Ökonomische Studien zu den Auswirkungen von Mindestlöhnen auf Beschäftigung, Preise, Gewinne und Produktivität basieren in der Regel auf der Annahme, dass sich alle Unternehmen an die geltenden Mindestlohnregelungen halten. In der Realität ist das jedoch nicht immer der Fall, wie jüngst eine medienwirksame Studie zu Minijobbern in Deutschland zeigte, auch wenn deren Aussagekraft mit einigen methodischen Fragezeichen verbunden war.
Die internationale Forschung zur Nichteinhaltung von Mindestlöhnen konzentriert sich bislang primär auf Entwicklungs- und Schwellenländer (siehe Überblick in IZA World of Labor). Ein aktuelles IZA Discussion Paper liefert nun erstmals eine umfassende Analyse von Verstößen gegen Branchenmindestlöhne in Italien. Der OECD-Ökonom Andrea Garnero nutzte dafür neben Befragungen von Unternehmen und Beschäftigten auch amtliche Statistiken und Sozialversicherungsdaten der Jahre 2008 bis 2015.
Zunächst offenbart die Studie die enorme Komplexität der italienischen Tariflandschaft: Statt eines flächendeckenden gesetzlichen Mindestlohns gibt es über 800 branchenbezogene Tarifvereinbarungen mit Tausenden von Einzelregelungen – bis hin zu eher exotischen Berufsgruppen wie Küstern oder Emotionscoaches.
Im internationalen Vergleich liegen Italiens Mindestlöhne auf hohem Niveau, auch gemessen am Medianlohn. Garnero ermittelt jedoch, dass jeder zehnte Arbeitnehmer unterhalb des geltenden Mindestlohns bezahlt wird. Die Abweichung fällt mit durchschnittlich 20 Prozent bemerkenswert hoch aus. Davon betroffen sind vor allem Frauen und Leiharbeiter sowie Beschäftigte von Kleinbetrieben.

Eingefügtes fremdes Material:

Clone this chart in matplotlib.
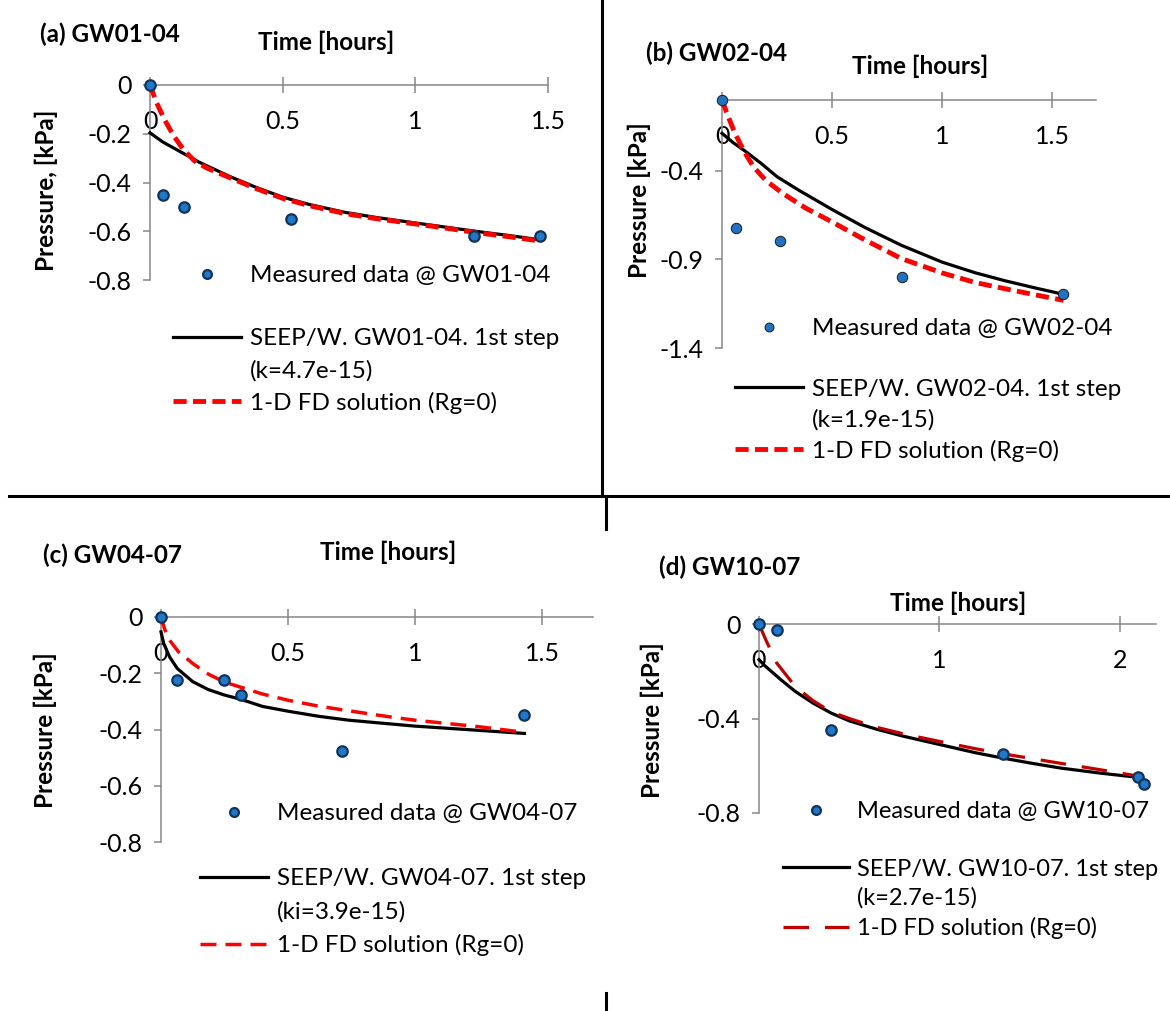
import matplotlib
matplotlib.use("Agg")
import matplotlib.pyplot as plt
from matplotlib.lines import Line2D

# ---- data ----
# (a) GW01-04
a_meas_t = [0, 0.05, 0.13, 0.53, 1.22, 1.47]
a_meas_p = [0, -0.45, -0.50, -0.55, -0.62, -0.62]
a_seep_t = [0, 0.02, 0.05, 0.1, 0.15, 0.184, 0.3, 0.4, 0.5, 0.6, 0.733, 0.85, 1.0, 1.1, 1.24, 1.35, 1.47]
a_seep_p = [-0.196, -0.212, -0.235, -0.265, -0.295, -0.316, -0.375, -0.42, -0.46, -0.49, -0.522,
            -0.543, -0.566, -0.581, -0.602, -0.617, -0.635]
a_fd_t = [0, 0.025, 0.054, 0.09, 0.126, 0.169, 0.213, 0.3, 0.4, 0.5, 0.6, 0.733, 0.85, 1.0, 1.1,
          1.24, 1.35, 1.47]
a_fd_p = [0, -0.073, -0.141, -0.21, -0.265, -0.313, -0.34, -0.38, -0.425, -0.465, -0.495, -0.527,
          -0.548, -0.57, -0.585, -0.607, -0.622, -0.64]

# (b) GW02-04
b_meas_t = [0, 0.065, 0.263, 0.817, 1.551]
b_meas_p = [0, -0.723, -0.796, -0.997, -1.095]
b_seep_t = [0, 0.05, 0.109, 0.18, 0.25, 0.35, 0.5, 0.65, 0.815, 1.0, 1.15, 1.285, 1.42, 1.552]
b_seep_p = [-0.188, -0.24, -0.292, -0.36, -0.433, -0.51, -0.618, -0.72, -0.82, -0.915, -0.975,
            -1.02, -1.06, -1.097]
b_fd_t = [0, 0.017, 0.035, 0.059, 0.1, 0.143, 0.2, 0.277, 0.38, 0.5, 0.65, 0.815, 1.0, 1.15,
          1.285, 1.42, 1.552]
b_fd_p = [0, -0.057, -0.115, -0.188, -0.29, -0.377, -0.455, -0.528, -0.61, -0.688, -0.79, -0.895,
          -0.976, -1.03, -1.065, -1.099, -1.131]

# (c) GW04-07
c_meas_t = [0, 0.064, 0.248, 0.315, 0.712, 1.43]
c_meas_p = [0, -0.225, -0.225, -0.276, -0.475, -0.349]
c_seep_t = [0, 0.011, 0.034, 0.064, 0.125, 0.186, 0.248, 0.315, 0.4, 0.5, 0.62, 0.74, 0.9, 1.0,
            1.25, 1.43]
c_seep_p = [-0.053, -0.095, -0.142, -0.183, -0.23, -0.258, -0.277, -0.293, -0.318, -0.335, -0.353,
            -0.367, -0.38, -0.388, -0.403, -0.414]
c_fd_t = [0, 0.015, 0.034, 0.07, 0.126, 0.18, 0.248, 0.315, 0.4, 0.5, 0.62, 0.75, 0.9, 1.0, 1.25, 1.43]
c_fd_p = [0, -0.045, -0.083, -0.125, -0.166, -0.2, -0.231, -0.25, -0.274, -0.296, -0.317, -0.335,
          -0.355, -0.367, -0.39, -0.41]

# (d) GW10-07
d_meas_t = [0, 0.102, 0.40, 1.354, 2.10, 2.133]
d_meas_p = [0, -0.025, -0.45, -0.55, -0.649, -0.676]
d_seep_t = [0, 0.03, 0.078, 0.12, 0.2, 0.3, 0.4, 0.5, 0.65, 0.8, 1.0, 1.2, 1.354, 1.5, 1.673, 1.9, 2.10]
d_seep_p = [-0.151, -0.175, -0.207, -0.235, -0.285, -0.335, -0.377, -0.41, -0.445, -0.475, -0.51,
            -0.545, -0.568, -0.588, -0.61, -0.632, -0.649]
d_fd_t = [0, 0.037, 0.098, 0.2, 0.3, 0.4, 0.5, 0.65, 0.8, 1.0, 1.2, 1.354, 1.5, 1.673, 1.9, 2.133]
d_fd_p = [0, -0.066, -0.165, -0.264, -0.325, -0.372, -0.40, -0.437, -0.465, -0.497, -0.528, -0.55,
          -0.568, -0.59, -0.618, -0.648]

plt.rcParams["font.family"] = ["Lato", "DejaVu Sans"]
plt.rcParams["axes.unicode_minus"] = False

W, H = 1170, 1011
fig = plt.figure(figsize=(W / 100, H / 100), dpi=100)

AXIS_GREY = "#868686"
FS = 18
BOLD_FS = 17.5


def panel(box, xmax, ymin, xticks, yticks, title, title_xy, xlab_xy, ylabel, ylab_xy):
    left, right, top, bottom = box
    ax = fig.add_axes([left / W, 1 - bottom / H, (right - left) / W, (bottom - top) / H])
    ax.set_xlim(0, xmax)
    ax.set_ylim(ymin, 0)
    ax.patch.set_alpha(0)
    for s in ["bottom", "right"]:
        ax.spines[s].set_visible(False)
    for s in ["top", "left"]:
        ax.spines[s].set_color(AXIS_GREY)
        ax.spines[s].set_linewidth(1.1)
    ax.set_xticks(xticks)
    ax.set_xticklabels([f"{v:g}" for v in xticks])
    ax.set_yticks(yticks)
    ax.set_yticklabels([f"{v:g}" for v in yticks])
    ax.tick_params(axis="x", top=True, labeltop=True, bottom=False, labelbottom=False,
                   direction="inout", length=11, width=1.1, color=AXIS_GREY,
                   pad=-40, labelsize=FS)
    ax.tick_params(axis="y", direction="out", length=5, width=1.1, color=AXIS_GREY,
                   pad=8, labelsize=FS)

    def frac(xy):
        return ((xy[0] - left) / (right - left), (bottom - xy[1]) / (bottom - top))

    ax.text(*frac(title_xy), title, transform=ax.transAxes, fontsize=BOLD_FS,
            fontweight="bold", ha="left", va="center")
    ax.text(*frac(xlab_xy), "Time [hours]", transform=ax.transAxes, fontsize=BOLD_FS,
            fontweight="bold", ha="center", va="center")
    ax.text(*frac(ylab_xy), ylabel, transform=ax.transAxes, fontsize=BOLD_FS,
            fontweight="bold", ha="center", va="center", rotation=90)
    return ax


def draw(ax, mt, mp, st, sp, ft, fp, fd_style, marker_style, labels, leg_xy, spacing, lfs=17.5):
    meas, = ax.plot(mt, mp, linestyle="none", marker="o", clip_on=False, zorder=5,
                    **marker_style)
    seep, = ax.plot(st, sp, color="black", lw=2.3, clip_on=False, zorder=3)
    fd, = ax.plot(ft, fp, clip_on=False, zorder=4, **fd_style)
    blank = Line2D([], [], linestyle="none")
    fig.legend([meas, blank, seep, blank, fd],
               [labels[0], " ", labels[1], labels[2], labels[3]],
               loc="upper left", bbox_to_anchor=(leg_xy[0] / W, 1 - leg_xy[1] / H),
               bbox_transform=fig.transFigure, frameon=False, fontsize=lfs,
               borderpad=0, borderaxespad=0, handlelength=2.8, handletextpad=0.35,
               labelspacing=spacing, numpoints=1, markerscale=0.85)


dark_marker = dict(markersize=7.5, markerfacecolor="#1F78C8",
                   markeredgecolor="#12335C", markeredgewidth=1.6)
light_marker = dict(markersize=7.5, markerfacecolor="#2272C3",
                    markeredgecolor="#1A1A1A", markeredgewidth=0.7)

# (a)
ax_a = panel((150, 548, 85, 280), 1.5, -0.8, [0, 0.5, 1, 1.5], [0, -0.2, -0.4, -0.6, -0.8],
             "(a) GW01-04", (40, 34), (326, 42), "Pressure, [kPa]", (46, 190))
draw(ax_a, a_meas_t, a_meas_p, a_seep_t, a_seep_p, a_fd_t, a_fd_p,
     dict(color="#FF0000", lw=3.5, dashes=(2.7, 1.3)), dark_marker,
     ["Measured data @ GW01-04", "SEEP/W. GW01-04. 1st step", "(k=4.7e-15)",
      "1-D FD solution (Rg=0)"], (173, 265), 0.435)

# (b)
ax_b = panel((722, 1096, 100, 348), 1.7, -1.4, [0, 0.5, 1, 1.5], [-0.4, -0.9, -1.4],
             "(b) GW02-04", (646, 53), (920, 66), "Pressure [kPa]", (639, 200))
draw(ax_b, b_meas_t, b_meas_p, b_seep_t, b_seep_p, b_fd_t, b_fd_p,
     dict(color="#FF0000", lw=3.5, dashes=(2.7, 1.3)), light_marker,
     ["Measured data @ GW02-04", "SEEP/W. GW02-04. 1st step", "(k=1.9e-15)",
      "1-D FD solution (Rg=0)"], (735, 318), 0.38)

# (c)
ax_c = panel((161, 593, 617, 842), 1.7, -0.8, [0, 0.5, 1, 1.5], [0, -0.2, -0.4, -0.6, -0.8],
             "(c) GW04-07", (43, 555), (388, 552), "Pressure [kPa]", (45, 730))
draw(ax_c, c_meas_t, c_meas_p, c_seep_t, c_seep_p, c_fd_t, c_fd_p,
     dict(color="#FF0000", lw=2.5, dashes=(4.6, 2.6)), dark_marker,
     ["Measured data @ GW04-07", "SEEP/W. GW04-07. 1st step", "(ki=3.9e-15)",
      "1-D FD solution (Rg=0)"], (200, 803), 0.48)

# (d)
ax_d = panel((759, 1156, 624, 813), 2.2, -0.8, [0, 1, 2], [0, -0.4, -0.8],
             "(d) GW10-07", (659, 567), (958, 603), "Pressure [kPa]", (652, 720))
draw(ax_d, d_meas_t, d_meas_p, d_seep_t, d_seep_p, d_fd_t, d_fd_p,
     dict(color="#C00000", lw=2.3, dashes=(8, 5)), dark_marker,
     ["Measured data @ GW10-07", "SEEP/W. GW10-07. 1st step", "(k=2.7e-15)",
      "1-D FD solution (Rg=0)"], (783, 801), 0.33, lfs=17)

# panel separators
for xs, ys in [((602, 602), (0, 496)), ((9, 1170), (496, 496)),
               ((606, 606), (496, 529)), ((606, 606), (993, 1011))]:
    fig.add_artist(Line2D([x / W for x in xs], [1 - y / H for y in ys],
                          color="black", lw=2.2, transform=fig.transFigure))

fig.savefig("out.png", dpi=100)
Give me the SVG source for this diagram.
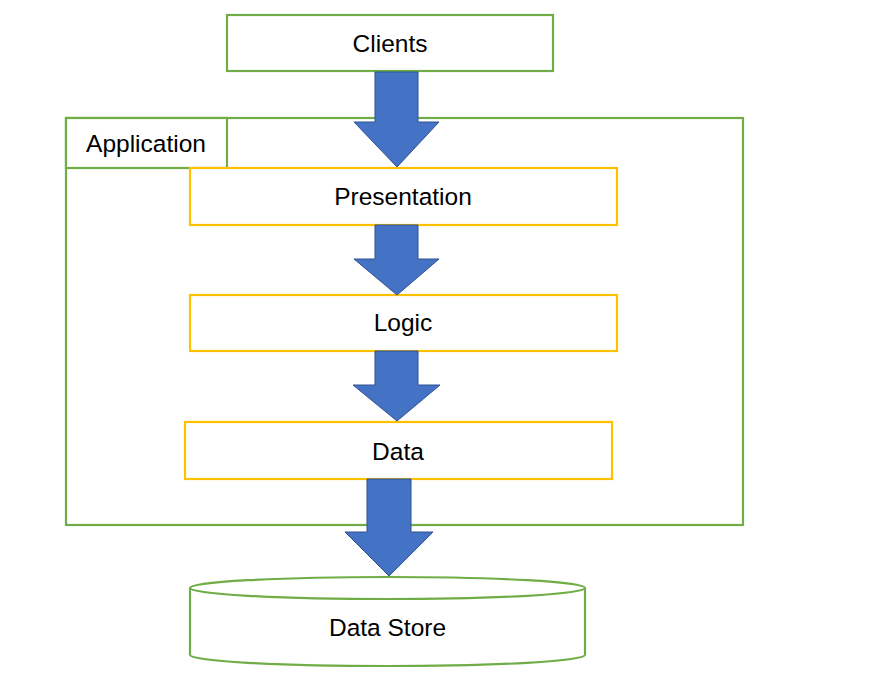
<svg xmlns="http://www.w3.org/2000/svg" width="870" height="700" viewBox="0 0 870 700">
<style>
.g{fill:#fff;stroke:#70AD47;stroke-width:2.2}
.y{fill:#fff;stroke:#FFC000;stroke-width:2.2}
.t{font-family:"Liberation Sans",Arial,sans-serif;font-size:24.5px;fill:#000;text-anchor:middle}
.a{fill:#4472C4;stroke:#2F528F;stroke-width:1}
</style>
<rect width="870" height="700" fill="#fff"/>
<g id="application">
<rect class="g" x="66" y="118" width="677" height="407"/>
<rect class="g" x="66" y="118" width="161" height="50"/>
<text class="t" x="146" y="152">Application</text>
</g>
<g id="clients">
<rect class="g" x="227" y="15" width="326" height="56"/>
<text class="t" x="390" y="52">Clients</text>
</g>
<g id="presentation">
<rect class="y" x="190" y="168" width="427" height="57"/>
<text class="t" x="403" y="205">Presentation</text>
</g>
<g id="logic">
<rect class="y" x="190" y="295" width="427" height="56"/>
<text class="t" x="403" y="331">Logic</text>
</g>
<g id="data">
<rect class="y" x="185" y="422" width="427" height="57"/>
<text class="t" x="398" y="460">Data</text>
</g>
<g id="datastore">
<path class="g" d="M190 588 V655 A197.5 11 0 0 0 585 655 V588"/>
<ellipse class="g" cx="387.5" cy="588" rx="197.5" ry="11"/>
<text class="t" x="387.5" y="636">Data Store</text>
</g>
<g id="connectors">
<polygon class="a" points="375,72 418,72 418,122 439,122 397,167 354,122 375,122"/>
<polygon class="a" points="375,225 418,225 418,259 439,259 397,295 354,259 375,259"/>
<polygon class="a" points="375,351 418,351 418,385 440,385 397,421 353,385 375,385"/>
<polygon class="a" points="367,479 411,479 411,532 433,532 389,576 345,532 367,532"/>
</g>
</svg>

Besonders auffällig sind die Verstöße in den südlichen Regionen Italiens, wohl auch weil hier aufgrund geringerer Lebenshaltungskosten der Reallohn höher ausfällt als im Norden des Landes. Das Fazit des Experten: In seiner jetzigen Form ist das komplexe italienische Tarifsystem nicht in der Lage, gleiche Wettbewerbsbedingungen für Unternehmen zu schaffen und zudem sicherzustellen, dass Geringverdiener von Mindestlohnerhöhungen profitieren. Vielmehr sorgt es für starke Anreize, den jeweiligen Mindestlohn zu umgehen.
Jenseits von schärferen Kontrollen schlägt Garnero ein Maßnahmenbündel vor, das sich ohne hohen Kostenaufwand umsetzen ließe:
- Komplexität reduzieren: Um das kaum überschaubare Regelungsdickicht zu lichten, könnten die Anforderungen an den Abschluss gültiger Tarifvereinbarungen erhöht und deren Zahl damit gesenkt werden.
- Transparenz steigern: Höhe und Geltungsbereich der Branchenmindestlöhne könnten über eine nutzerfreundliche Online-Datenbank besser bekannt gemacht werden, ergänzt um Hotlines und Beratungsplattformen für Beschäftigte und Unternehmen (als mögliches deutsches Vorbild nennt Garnero hier http://www.der-mindestlohn-wirkt.de).
- Bewusstsein schaffen: Durch Informationskampagnen könnte die Öffentlichkeit für Mindestlohnverstöße stäker sensibilisiert werden. Denkbar wären laut Garnero auch „schwarze Listen“ mit Unternehmen, die sich nicht an den Mindestlohn halten.